EXERCISE REQUIREMENTS: Repeat, exactly and only, the lines from the beginning of the data through the line with "const toPoints = (vals)". Pictures are left out.

[START OF DATASET RECORDS]

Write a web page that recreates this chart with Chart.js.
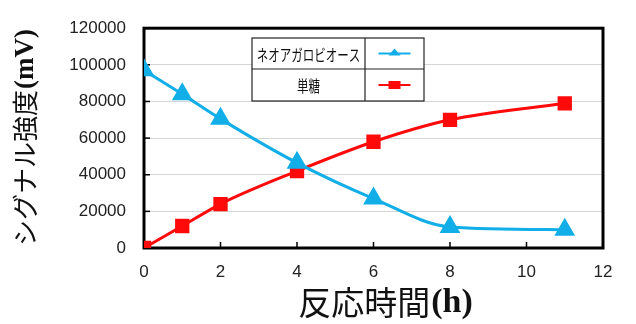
<!DOCTYPE html>
<html>
<head>
<meta charset="utf-8">
<title>反応時間</title>
<script src="https://cdn.jsdelivr.net/npm/chart.js"></script>
<style>
  html, body { margin: 0; padding: 0; background: #fff; }
  #wrap { width: 636px; height: 324px; }
</style>
</head>
<body>
<div id="wrap"><canvas id="chart" width="636" height="324"></canvas></div>
<script>
const hours = [0, 1, 2, 4, 6, 8, 11];
const neoagarobiose = [97000, 84000, 70500, 46500, 27000, 11500, 10000];
const monosaccharide = [0, 12000, 24000, 42000, 58000, 70000, 79000];
const seriesNames = ['ネオアガロビオース', '単糖'];
const seriesColors = ['#12aee8', '#ff0a0a'];
const xTitle = ['反応時間', '(h)'];
const yTitle = ['シグナル強度', '(mV)'];

const toPoints = (vals) => hours.map((h, i) => ({ x: h, y: vals[i] }));

// two-part title: CJK text followed by a bold serif unit, centred on (0,0)
function drawTitle(ctx, parts, size) {
  const f1 = size + 'px "Noto Sans CJK JP"';
  const f2 = 'bold ' + (size + 1) + 'px "Liberation Serif"';
  ctx.font = f1; const w1 = ctx.measureText(parts[0]).width;
  ctx.font = f2; const w2 = ctx.measureText(parts[1]).width;
  let x = -(w1 + w2) / 2;
  ctx.textAlign = 'left';
  ctx.textBaseline = 'middle';
  ctx.font = f1; ctx.fillText(parts[0], x, 0);
  ctx.font = f2; ctx.fillText(parts[1], x + w1 + 1, 1);
}

// framed plot box, inward ticks, titles and the table-style legend
const decor = {
  id: 'decor',
  beforeDatasetsDraw(chart) {
    const { ctx, chartArea: a, scales } = chart;
    ctx.save();
    ctx.strokeStyle = '#000';
    ctx.lineWidth = 1.5;
    scales.y.ticks.forEach(t => {
      const y = scales.y.getPixelForValue(t.value);
      ctx.beginPath(); ctx.moveTo(a.left, y); ctx.lineTo(a.left + 6, y); ctx.stroke();
    });
    scales.x.ticks.forEach(t => {
      const x = scales.x.getPixelForValue(t.value);
      ctx.beginPath(); ctx.moveTo(x, a.bottom); ctx.lineTo(x, a.bottom - 6); ctx.stroke();
    });
    ctx.lineWidth = 3;
    ctx.strokeRect(a.left, a.top, a.right - a.left, a.bottom - a.top);
    ctx.restore();
  },
  afterDraw(chart) {
    const { ctx } = chart;
    ctx.save();
    ctx.fillStyle = '#111';
    ctx.translate(385, 302);
    drawTitle(ctx, xTitle, 33);
    ctx.restore();
    ctx.save();
    ctx.fillStyle = '#111';
    ctx.translate(25, 138);
    ctx.rotate(-Math.PI / 2);
    drawTitle(ctx, yTitle, 26);
    ctx.restore();

    // legend table
    ctx.save();
    const L = 252, R = 424, T = 38, B = 101, mid = 365, rowY = 69;
    ctx.fillStyle = '#fff';
    ctx.fillRect(L, T, R - L, B - T);
    ctx.strokeStyle = '#222';
    ctx.lineWidth = 1.2;
    ctx.strokeRect(L, T, R - L, B - T);
    ctx.beginPath();
    ctx.moveTo(L, rowY); ctx.lineTo(R, rowY);
    ctx.moveTo(mid, T); ctx.lineTo(mid, B);
    ctx.stroke();
    const rows = [(T + rowY) / 2, (rowY + B) / 2];
    seriesNames.forEach((name, i) => {
      ctx.save();
      ctx.translate((L + mid) / 2, rows[i] + 1);
      ctx.scale(0.72, 1);
      ctx.fillStyle = '#111';
      ctx.font = '16px "Noto Sans CJK JP"';
      ctx.textAlign = 'center';
      ctx.textBaseline = 'middle';
      ctx.fillText(name, 0, 0);
      ctx.restore();
      const cx = (mid + R) / 2, cy = rows[i];
      ctx.strokeStyle = seriesColors[i];
      ctx.lineWidth = 2;
      ctx.beginPath(); ctx.moveTo(cx - 16, cy); ctx.lineTo(cx + 16, cy); ctx.stroke();
      ctx.fillStyle = seriesColors[i];
      if (i === 0) {
        ctx.beginPath();
        ctx.moveTo(cx, cy - 5); ctx.lineTo(cx + 6, cy + 2); ctx.lineTo(cx - 6, cy + 2);
        ctx.closePath(); ctx.fill();
      } else {
        ctx.fillRect(cx - 6, cy - 4, 12, 8);
      }
    });
    ctx.restore();
  }
};

new Chart(document.getElementById('chart'), {
  type: 'line',
  data: {
    datasets: [
      {
        label: seriesNames[0],
        data: toPoints(neoagarobiose),
        borderColor: seriesColors[0],
        backgroundColor: seriesColors[0],
        borderWidth: 3,
        pointStyle: 'triangle',
        pointRadius: 9,
        cubicInterpolationMode: 'monotone'
      },
      {
        label: seriesNames[1],
        data: toPoints(monosaccharide),
        borderColor: seriesColors[1],
        backgroundColor: seriesColors[1],
        borderWidth: 3,
        pointStyle: 'rect',
        pointRadius: 8,
        cubicInterpolationMode: 'monotone'
      }
    ]
  },
  options: {
    responsive: false,
    animation: false,
    layout: { padding: { left: 0, right: 33, top: 24, bottom: 0 } },
    plugins: { legend: { display: false }, tooltip: { enabled: false } },
    scales: {
      x: {
        type: 'linear',
        min: 0, max: 12,
        ticks: { stepSize: 2, color: '#222', padding: 14, font: { family: 'Liberation Sans', size: 17 } },
        grid: { display: false, drawTicks: false },
        border: { display: false },
        afterFit(s) { s.height = 76; }
      },
      y: {
        min: 0, max: 120000,
        ticks: {
          stepSize: 20000, color: '#222', padding: 18,
          font: { family: 'Liberation Sans', size: 17 },
          callback: (v) => String(v)
        },
        grid: { color: '#d4d4d4', lineWidth: 1, drawTicks: false },
        border: { display: false },
        afterFit(s) { s.width = 144; }
      }
    }
  },
  plugins: [decor]
});
</script>
</body>
</html>
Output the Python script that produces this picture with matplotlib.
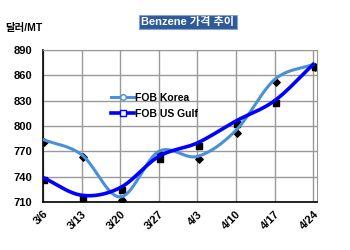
import numpy as np
import matplotlib
matplotlib.use("Agg")
import matplotlib.pyplot as plt
import matplotlib.transforms as mtransforms

plt.rcParams['font.family'] = ['Liberation Sans', 'Noto Sans CJK KR', 'DejaVu Sans']

# === Data ===
weeks = ["3/6", "3/13", "3/20", "3/27", "4/3", "4/10", "4/17", "4/24"]
fob_korea = [784, 766, 716, 770, 764, 795, 855, 873]
fob_usgulf = [739, 718, 727, 764, 780, 806, 830, 873]
y_ticks = [710, 740, 770, 800, 830, 860, 890]


def smooth(xs, ys, n=20):
    """Catmull-Rom curve through the points (just for drawing)."""
    xs = np.asarray(xs, float)
    ys = np.asarray(ys, float)
    px = np.concatenate([[2 * xs[0] - xs[1]], xs, [2 * xs[-1] - xs[-2]]])
    py = np.concatenate([[2 * ys[0] - ys[1]], ys, [2 * ys[-1] - ys[-2]]])
    out_x, out_y = [], []
    t = np.linspace(0, 1, n, endpoint=False)
    for i in range(1, len(px) - 2):
        for p, o in ((px, out_x), (py, out_y)):
            p0, p1, p2, p3 = p[i - 1], p[i], p[i + 1], p[i + 2]
            o.extend(0.5 * (2 * p1 + (-p0 + p2) * t
                            + (2 * p0 - 5 * p1 + 4 * p2 - p3) * t ** 2
                            + (-p0 + 3 * p1 - 3 * p2 + p3) * t ** 3))
    out_x.append(xs[-1])
    out_y.append(ys[-1])
    return np.array(out_x), np.array(out_y)


fig = plt.figure(figsize=(3.5, 2.5), dpi=100)
ax = fig.add_axes([0.123, 0.192, 0.783, 0.608])
x = np.arange(len(weeks))

light = "#4a90d9"
dark = "#0000ff"

# black marker "shadows" sit slightly below-right of the line points
shadow = mtransforms.offset_copy(ax.transData, fig=fig, x=1, y=-2, units="points")
ax.scatter(x, fob_korea, marker="D", s=14, color="black", zorder=2, transform=shadow)
ax.scatter(x, fob_usgulf, marker="s", s=22, color="black", zorder=2, transform=shadow)

sx, sy = smooth(x, fob_korea)
ax.plot(sx, sy, color=light, lw=2.2, zorder=3)
sx, sy = smooth(x, fob_usgulf)
ax.plot(sx, sy, color=dark, lw=2.6, zorder=4)

# legend handles
ax.plot([], [], color=light, lw=2.2, marker="o", ms=4, mfc="white", label="FOB Korea")
ax.plot([], [], color=dark, lw=2.6, marker="s", ms=4, mfc="white", label="FOB US Gulf")
ax.legend(loc="upper left", bbox_to_anchor=(0.215, 0.78), frameon=False,
          handlelength=2.2, handletextpad=0.1, labelspacing=0.55,
          prop={"weight": "bold", "size": 7.5})

ax.set_xlim(0, 7.1)
ax.set_ylim(710, 890)
ax.set_yticks(y_ticks)
ax.set_xticks(x)
ax.set_xticklabels(weeks, rotation=45, ha="right", rotation_mode="anchor")
ax.tick_params(labelsize=8, length=0)
ax.tick_params(axis="y", pad=8)
ax.tick_params(axis="x", pad=5)
for lab in ax.get_xticklabels() + ax.get_yticklabels():
    lab.set_fontweight("bold")
ax.grid(True, color="#999999", lw=1)
ax.set_axisbelow(True)
for side in ("top", "right"):
    ax.spines[side].set_color("#999999")
for side in ("left", "bottom"):
    ax.spines[side].set_color("black")
    ax.spines[side].set_linewidth(1.2)

fig.text(0.537, 0.912, "Benzene 가격 추이", color="white", fontsize=8,
         fontweight="bold", ha="center", va="center",
         bbox=dict(boxstyle="square,pad=0.2", fc="#2e5a9a", ec="#8aa4c8", lw=0.8))
fig.text(0.015, 0.888, "달러/MT", fontsize=7.5, fontweight="bold", ha="left", va="center")

fig.savefig("out.png", dpi=100)
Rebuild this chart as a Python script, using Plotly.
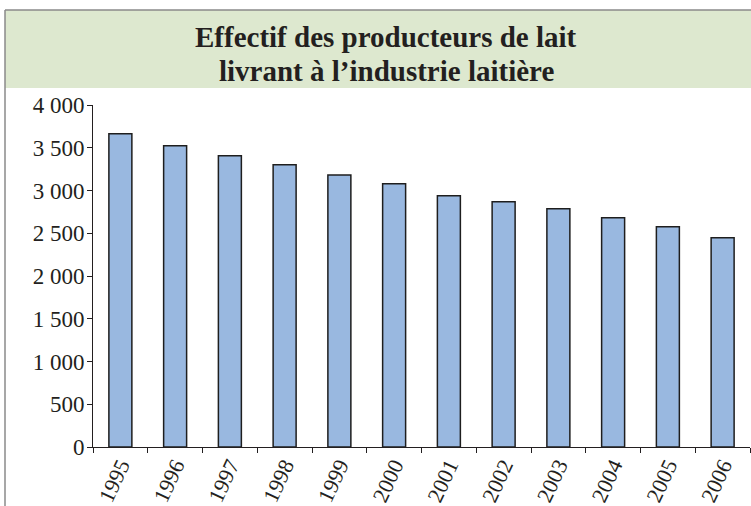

[END OF DATASET RECORDS]

THE ANSWER:
Write a web page that recreates this chart with Chart.js.
<!DOCTYPE html>
<html>
<head>
<meta charset="utf-8">
<title>反応時間</title>
<script src="https://cdn.jsdelivr.net/npm/chart.js"></script>
<style>
  html, body { margin: 0; padding: 0; background: #fff; }
  #wrap { width: 636px; height: 324px; }
</style>
</head>
<body>
<div id="wrap"><canvas id="chart" width="636" height="324"></canvas></div>
<script>
const hours = [0, 1, 2, 4, 6, 8, 11];
const neoagarobiose = [97000, 84000, 70500, 46500, 27000, 11500, 10000];
const monosaccharide = [0, 12000, 24000, 42000, 58000, 70000, 79000];
const seriesNames = ['ネオアガロビオース', '単糖'];
const seriesColors = ['#12aee8', '#ff0a0a'];
const xTitle = ['反応時間', '(h)'];
const yTitle = ['シグナル強度', '(mV)'];

const toPoints = (vals) => hours.map((h, i) => ({ x: h, y: vals[i] }));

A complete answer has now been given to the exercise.